April 30, 2014   ·   0 Comments

Orangeville public works crews will remove as many as 86 ash trees this year in an attempt to curb the spread of the emerald ash borer (EAB) and alleviate potential pedestrian safety concerns.

This is the first year of Orangeville’s multi-year action plan to address the impact of the invasive borer insect.

The Canadian Food Inspection Agency (CFIA) first detected the EAB in Erindale Park in the spring of 2013. During a tree inventory later in the year, the town also discovered the insect in ash trees on Madison Avenue.

Consultant Silv-Econ, which prepared the town’s Boulevard Tree Inventory and Analysis, noted that in the coming five to 10 years the EAB is expected to have severely affected or killed Orangeville’s ash trees.

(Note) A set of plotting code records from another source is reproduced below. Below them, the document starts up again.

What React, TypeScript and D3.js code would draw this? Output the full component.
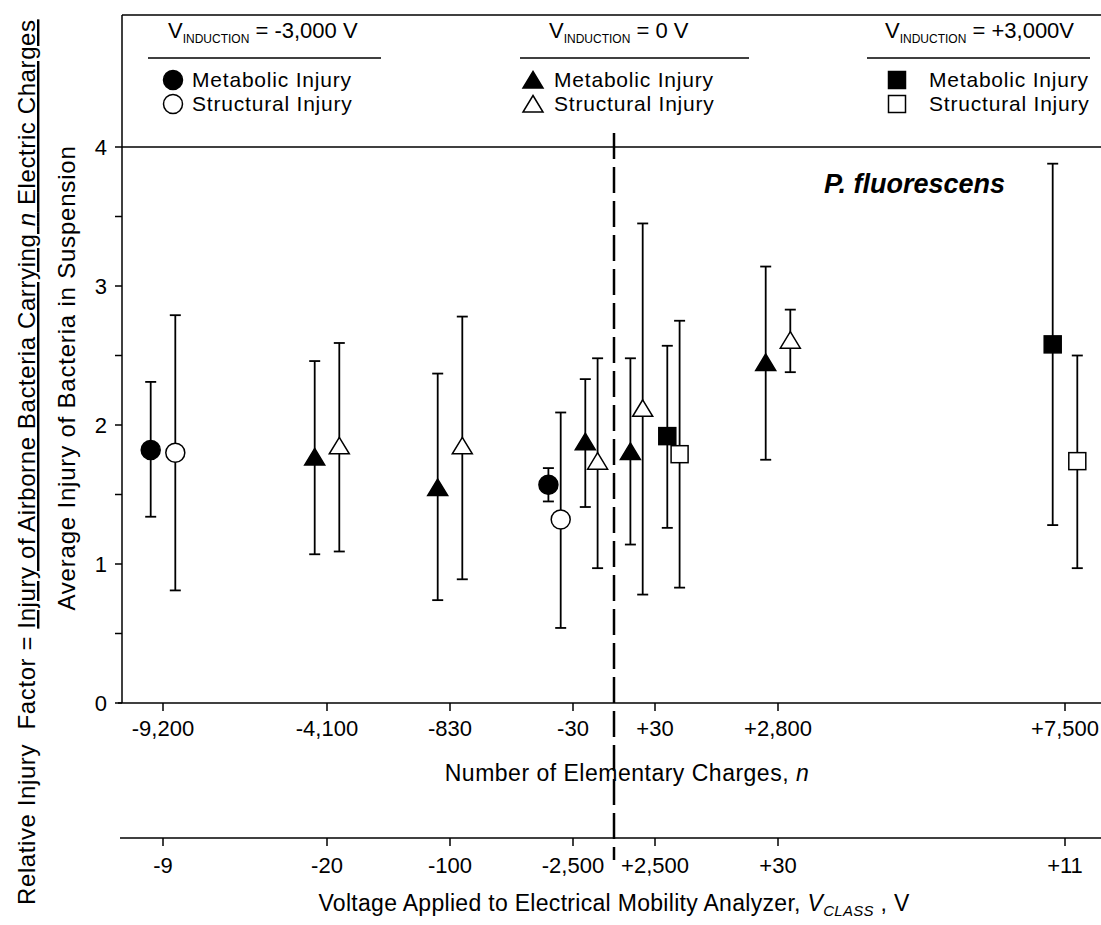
import * as d3 from 'd3';

// numeric x positions of the category ticks in the original plot
const tickPos = [1, 5, 8, 11, 13, 16, 23];
const chargeLabels = ['-9,200', '-4,100', '-830', '-30', '+30', '+2,800', '+7,500'];
const voltageLabels = ['-9', '-20', '-100', '-2,500', '+2,500', '+30', '+11'];
const polarityBoundary = 12;

// V_INDUCTION = -3,000 V (circles)
const circleMetX = [0.7, 10.4];
const circleMetMean = [1.82, 1.57];
const circleMetLo = [1.34, 1.45];
const circleMetHi = [2.31, 1.69];
const circleStrX = [1.3, 10.7];
const circleStrMean = [1.80, 1.32];
const circleStrLo = [0.81, 0.54];
const circleStrHi = [2.79, 2.09];

// V_INDUCTION = 0 V (triangles)
const triMetX = [4.7, 7.7, 11.3, 12.4, 15.7];
const triMetMean = [1.77, 1.55, 1.88, 1.81, 2.45];
const triMetLo = [1.07, 0.74, 1.41, 1.14, 1.75];
const triMetHi = [2.46, 2.37, 2.33, 2.48, 3.14];
const triStrX = [5.3, 8.3, 11.6, 12.7, 16.3];
const triStrMean = [1.85, 1.85, 1.74, 2.12, 2.61];
const triStrLo = [1.09, 0.89, 0.97, 0.78, 2.38];
const triStrHi = [2.59, 2.78, 2.48, 3.45, 2.83];

// V_INDUCTION = +3,000 V (squares)
const sqMetX = [13.3, 22.7];
const sqMetMean = [1.92, 2.58];
const sqMetLo = [1.26, 1.28];
const sqMetHi = [2.57, 3.88];
const sqStrX = [13.6, 23.3];
const sqStrMean = [1.79, 1.74];
const sqStrLo = [0.83, 0.97];
const sqStrHi = [2.75, 2.50];

type Shape = 'circle' | 'triangle' | 'square';

interface Series {
  shape: Shape;
  filled: boolean;
  x: number[];
  mean: number[];
  lo: number[];
  hi: number[];
}

const series: Series[] = [
  { shape: 'circle', filled: true, x: circleMetX, mean: circleMetMean, lo: circleMetLo, hi: circleMetHi },
  { shape: 'circle', filled: false, x: circleStrX, mean: circleStrMean, lo: circleStrLo, hi: circleStrHi },
  { shape: 'triangle', filled: true, x: triMetX, mean: triMetMean, lo: triMetLo, hi: triMetHi },
  { shape: 'triangle', filled: false, x: triStrX, mean: triStrMean, lo: triStrLo, hi: triStrHi },
  { shape: 'square', filled: true, x: sqMetX, mean: sqMetMean, lo: sqMetLo, hi: sqMetHi },
  { shape: 'square', filled: false, x: sqStrX, mean: sqStrMean, lo: sqStrLo, hi: sqStrHi },
];

const legendVoltages = ['= -3,000 V', '= 0 V', '= +3,000V'];
const legendShapes: Shape[] = ['circle', 'triangle', 'square'];

const FONT = '"Liberation Sans", Arial, Helvetica, sans-serif';

function Marker({ shape, filled, cx, cy }: { shape: Shape; filled: boolean; cx: number; cy: number }) {
  const fill = filled ? '#000' : '#fff';
  if (shape === 'circle') {
    return <circle cx={cx} cy={cy} r={9.5} fill={fill} stroke="#000" strokeWidth={1.5} />;
  }
  if (shape === 'triangle') {
    const d = `M${cx},${cy - 8.5}L${cx + 10},${cy + 8}L${cx - 10},${cy + 8}Z`;
    return <path d={d} fill={fill} stroke="#000" strokeWidth={1.5} />;
  }
  return <rect x={cx - 8.5} y={cy - 8.5} width={17} height={17} fill={fill} stroke="#000" strokeWidth={1.5} />;
}

export default function App() {
  const width = 1101;
  const height = 925;
  const frameTop = 15;
  const axisLeft = 122;
  const voltAxisY = 838;

  const x = d3.scaleLinear().domain([0, 24]).range([axisLeft, axisLeft + 24 * 41]);
  const y = d3.scaleLinear().domain([0, 4]).range([703, 147]);
  const yTicks = d3.range(0, 4.01, 0.5);
  const capHalf = 5.5;

  // legend layout
  const legendX = [168, 549, 885];
  const ruleX: [number, number][] = [[148, 381], [520, 749], [867, 1090]];
  const symX = [173, 533, 897];
  const labelX = [192, 554, 929];
  const rowY = [80, 104];

  return (
    <svg
      width={width}
      height={height}
      style={{ position: 'absolute', left: 0, top: 0, background: '#fff' }}
      fontFamily={FONT}
    >
      <rect width={width} height={height} fill="#fff" />

      {/* frame */}
      <line x1={axisLeft} x2={width} y1={frameTop} y2={frameTop} stroke="#000" strokeWidth={1.5} />
      <line x1={axisLeft} x2={width} y1={y(4)} y2={y(4)} stroke="#000" strokeWidth={1.5} />
      <line x1={axisLeft} x2={axisLeft} y1={frameTop} y2={y(0)} stroke="#000" strokeWidth={1.5} />
      <line x1={axisLeft - 4} x2={width} y1={y(0)} y2={y(0)} stroke="#000" strokeWidth={1.5} />

      {/* y ticks */}
      {yTicks.map((t) => (
        <g key={t}>
          <line x1={axisLeft - 7} x2={axisLeft} y1={y(t)} y2={y(t)} stroke="#000" strokeWidth={1.5} />
          {Number.isInteger(t) && (
            <text x={107} y={y(t)} dy="0.36em" textAnchor="end" fontSize={22}>
              {t}
            </text>
          )}
        </g>
      ))}

      {/* n axis */}
      {tickPos.map((p, i) => (
        <g key={'n' + i}>
          <line x1={x(p)} x2={x(p)} y1={y(0)} y2={y(0) + 8} stroke="#000" strokeWidth={1.5} />
          <text x={x(p)} y={736} textAnchor="middle" fontSize={22}>
            {chargeLabels[i]}
          </text>
        </g>
      ))}
      <text x={x(polarityBoundary) + 13} y={781} textAnchor="middle" fontSize={23} letterSpacing={0.5}>
        Number of Elementary Charges, <tspan fontStyle="italic">n</tspan>
      </text>

      {/* V_CLASS axis */}
      <line x1={axisLeft - 2} x2={width} y1={voltAxisY} y2={voltAxisY} stroke="#000" strokeWidth={1.5} />
      {tickPos.map((p, i) => (
        <g key={'v' + i}>
          <line x1={x(p)} x2={x(p)} y1={voltAxisY} y2={voltAxisY + 8} stroke="#000" strokeWidth={1.5} />
          <text x={x(p)} y={873} textAnchor="middle" fontSize={22}>
            {voltageLabels[i]}
          </text>
        </g>
      ))}
      <text x={x(polarityBoundary)} y={911} textAnchor="middle" fontSize={23} letterSpacing={0.3} style={{ whiteSpace: 'pre' }}>
        Voltage Applied to Electrical Mobility Analyzer, <tspan fontStyle="italic">V</tspan>
        <tspan fontStyle="italic" fontSize={15} dy={5}>CLASS</tspan>
        <tspan dy={-5}> , V</tspan>
      </text>

      {/* y titles */}
      <text
        transform="translate(35,905) rotate(-90)"
        fontSize={24}
        letterSpacing={0.6}
        style={{ whiteSpace: 'pre' }}
      >
        {'Relative Injury  Factor = '}
        <tspan textDecoration="underline">
          Injury of Airborne Bacteria Carrying <tspan fontStyle="italic">n</tspan> Electric Charges
        </tspan>
      </text>
      <text transform="translate(75,378) rotate(-90)" textAnchor="middle" fontSize={24} letterSpacing={0.8}>
        Average Injury of Bacteria in Suspension
      </text>

      {/* polarity divider */}
      <line
        x1={x(polarityBoundary)}
        x2={x(polarityBoundary)}
        y1={133}
        y2={860}
        stroke="#000"
        strokeWidth={2.5}
        strokeDasharray="26 8"
      />

      {/* error bars */}
      {series.map((s, si) =>
        s.x.map((xv, i) => (
          <g key={`e${si}-${i}`} stroke="#000" strokeWidth={1.8}>
            <line x1={x(xv)} x2={x(xv)} y1={y(s.lo[i])} y2={y(s.hi[i])} />
            <line x1={x(xv) - capHalf} x2={x(xv) + capHalf} y1={y(s.lo[i])} y2={y(s.lo[i])} />
            <line x1={x(xv) - capHalf} x2={x(xv) + capHalf} y1={y(s.hi[i])} y2={y(s.hi[i])} />
          </g>
        ))
      )}

      {/* markers */}
      {series.map((s, si) =>
        s.x.map((xv, i) => (
          <Marker key={`m${si}-${i}`} shape={s.shape} filled={s.filled} cx={x(xv)} cy={y(s.mean[i])} />
        ))
      )}

      <text x={824} y={193} fontSize={27} fontWeight="bold" fontStyle="italic">
        P. fluorescens
      </text>

      {/* legend */}
      {legendVoltages.map((v, i) => (
        <g key={'lg' + i}>
          <text x={legendX[i]} y={38} fontSize={22}>
            V<tspan fontSize={12} dy={5}>INDUCTION</tspan>
            <tspan dy={-5}> {v}</tspan>
          </text>
          <line x1={ruleX[i][0]} x2={ruleX[i][1]} y1={58} y2={58} stroke="#000" strokeWidth={1.5} />
          <Marker shape={legendShapes[i]} filled={true} cx={symX[i]} cy={rowY[0]} />
          <text x={labelX[i]} y={rowY[0]} dy="0.35em" fontSize={21} letterSpacing={0.8}>Metabolic Injury</text>
          <Marker shape={legendShapes[i]} filled={false} cx={symX[i]} cy={rowY[1]} />
          <text x={labelX[i]} y={rowY[1]} dy="0.35em" fontSize={21} letterSpacing={0.8}>Structural Injury</text>
        </g>
      ))}
    </svg>
  );
}
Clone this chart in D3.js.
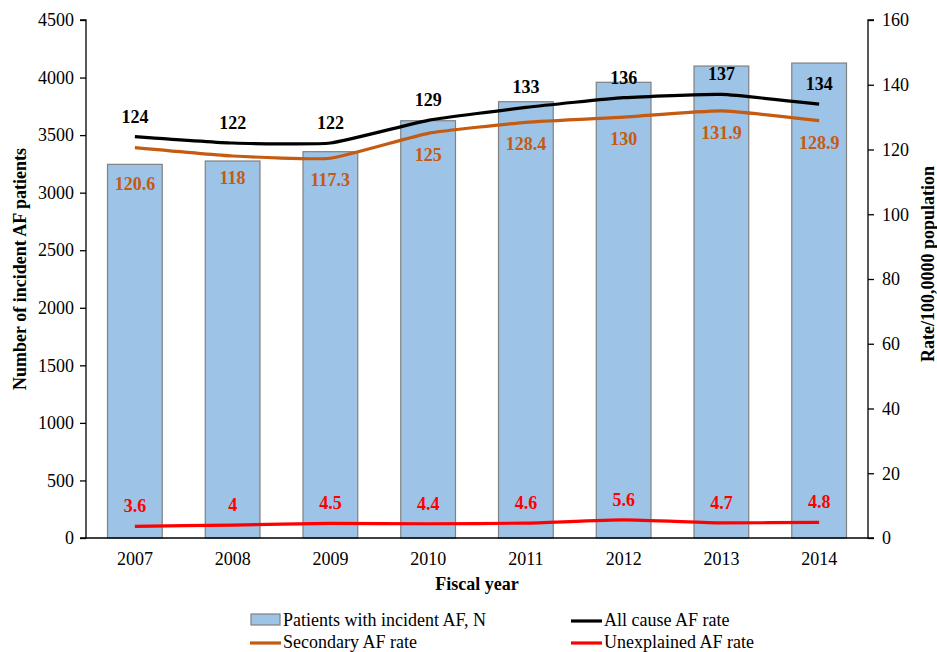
<!DOCTYPE html>
<html><head><meta charset="utf-8">
<script src="https://cdn.jsdelivr.net/npm/d3@7"></script>
<style>
body{margin:0;background:#fff;}
</style></head>
<body><svg id="c" width="937" height="652"></svg>
<script>
const years = ["2007","2008","2009","2010","2011","2012","2013","2014"];
const patients = [3246, 3275, 3356, 3625, 3790, 3959, 4100, 4126];
const allCause = [124, 122, 122, 129, 133, 136, 137, 134];
const secondary = [120.6, 118, 117.3, 125, 128.4, 130, 131.9, 128.9];
const unexplained = [3.6, 4, 4.5, 4.4, 4.6, 5.6, 4.7, 4.8];
const leftTicks = [0,500,1000,1500,2000,2500,3000,3500,4000,4500];
const rightTicks = [0,20,40,60,80,100,120,140,160];

const FONT = "'Liberation Serif', 'Times New Roman', Times, serif";
const svg = d3.select("#c").style("font-family", FONT);
const L = 86, R = 868, T = 20, B = 538;
const x = d3.scaleBand().domain(years).range([L, R]).paddingInner(0.44).paddingOuter(0.22);
const yL = d3.scaleLinear().domain([0,4500]).range([B,T]);
const yR = d3.scaleLinear().domain([0,160]).range([B,T]);
const cx = d => x(d) + x.bandwidth()/2;

// bars
svg.append("g").selectAll("rect").data(years).join("rect")
  .attr("x", d => x(d)).attr("width", x.bandwidth())
  .attr("y", (d,i) => yL(patients[i])).attr("height", (d,i) => B - yL(patients[i]))
  .attr("fill", "#9DC3E6").attr("stroke", "#808080").attr("stroke-width", 1.2);

// axes
const axL = svg.append("g").attr("transform", `translate(${L},0)`)
  .call(d3.axisLeft(yL).tickValues(leftTicks).tickSize(6).tickPadding(6).tickFormat(d3.format("d")));
const axR = svg.append("g").attr("transform", `translate(${R},0)`)
  .call(d3.axisRight(yR).tickValues(rightTicks).tickSize(6).tickPadding(8).tickFormat(d3.format("d")));
const axB = svg.append("g").attr("transform", `translate(0,${B})`)
  .call(d3.axisBottom(x).tickSize(0).tickPadding(14));
[axL, axR, axB].forEach(a => {
  a.attr("font-family", null).attr("font-size", null);
  a.select(".domain").attr("stroke", "#000").attr("stroke-width", 1.3);
  a.selectAll(".tick line").attr("stroke", "#000").attr("stroke-width", 1.3);
  a.selectAll("text").attr("fill", "#000")
    .style("font-family", FONT).style("font-size", "18px");
});
axL.select(".domain").attr("d", `M-6,${T}H0V${B}H-6`);
axR.select(".domain").attr("d", `M6,${T}H0V${B}H6`);
axB.select(".domain").attr("d", `M${L},0H${R}`);

// lines
const series = [
  {vals: unexplained, color: "#FF0000", dy: -20},
  {vals: secondary, color: "#C55A11", dy: 22},
  {vals: allCause, color: "#000000", dy: -20}
];
const line = d3.line().x(d => cx(d.y)).y(d => yR(d.v)).curve(d3.curveCardinal.tension(0.55));
series.forEach(s => {
  svg.append("path").datum(years.map((y,i) => ({y, v: s.vals[i]})))
    .attr("d", line).attr("fill", "none").attr("stroke", s.color).attr("stroke-width", 3.2);
});
series.forEach((s, si) => {
  svg.append("g").selectAll("text").data(years).join("text")
    .attr("x", d => cx(d))
    .attr("y", (d,i) => yR(s.vals[i]) + s.dy + ((si === 1 && i === 0) ? 14 : 0))
    .attr("text-anchor", "middle").attr("dominant-baseline", "central")
    .style("font-family", FONT).style("font-weight", "bold").style("font-size", "18px")
    .attr("fill", s.color)
    .text((d,i) => s.vals[i]);
});

// axis titles
const title = (sel) => sel.style("font-family", FONT).style("font-weight", "bold").style("font-size", "18px");
svg.append("text").attr("x", 477).attr("y", 590).attr("text-anchor", "middle")
  .call(title).text("Fiscal year");
svg.append("text").attr("transform", "translate(20,269) rotate(-90)").attr("text-anchor", "middle")
  .attr("dominant-baseline", "central").call(title)
  .text("Number of incident AF patients");
svg.append("text").attr("transform", "translate(928,264) rotate(-90)").attr("text-anchor", "middle")
  .attr("dominant-baseline", "central").call(title)
  .text("Rate/100,0000 population");

// legend
const leg = svg.append("g");
leg.append("rect").attr("x", 251).attr("y", 614).attr("width", 29).attr("height", 11)
  .attr("fill", "#9DC3E6").attr("stroke", "#808080").attr("stroke-width", 1.2);
leg.append("text").attr("x", 283).attr("y", 620).attr("dominant-baseline", "central")
  .style("font-family", FONT).style("font-size", "18px").text("Patients with incident AF, N");
const legLines = [
  {x: 571, y: 621, color: "#000000", label: "All cause AF rate"},
  {x: 250, y: 643, color: "#C55A11", label: "Secondary AF rate"},
  {x: 571, y: 643, color: "#FF0000", label: "Unexplained AF rate"}
];
legLines.forEach(l => {
  leg.append("line").attr("x1", l.x).attr("x2", l.x + 31).attr("y1", l.y).attr("y2", l.y)
    .attr("stroke", l.color).attr("stroke-width", 3.2);
  leg.append("text").attr("x", l.x + 33).attr("y", l.y - 1).attr("dominant-baseline", "central")
    .style("font-family", FONT).style("font-size", "18px").text(l.label);
});
</script></body></html>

Orangeville council approved a plan this year to remove and replace all ash trees on boulevards and in parks. With respect to ash trees located on conservation land owned by the town, only trees that pose a risk to private or public infrastructure will be included in the plan. They will be removed as required. Residents are responsible for affected trees located on their own property.

The first year of the program will see areas tackled where EAB has been identified. About 40 of the trees slated for removal this fall are in the Madison Avenue and Parkview Drive area.

Another 14 trees will be removed in the Zina Street, Elizabeth Street, and John Street area. A third area identified for 2014 is central Broadway where a total of 16 ash trees will be removed and another 16 in the west Broadway area.

The ash trees will be replaced with a variety of species best suited to the site conditions, and trees that will not impact utilities. Such species will include locust, oak, hackberry, service berry, elm, and ivory silk lilac.

“There may be other species and we will be soliciting input from residents with respect to a species for their boulevard area,” said John Lackey, the town’s manager of Operations and Development.

The EAB program will include the placement of prism traps and limbing of ash trees to identify infected areas and set priorities for ash tree removal plans in subsequent years.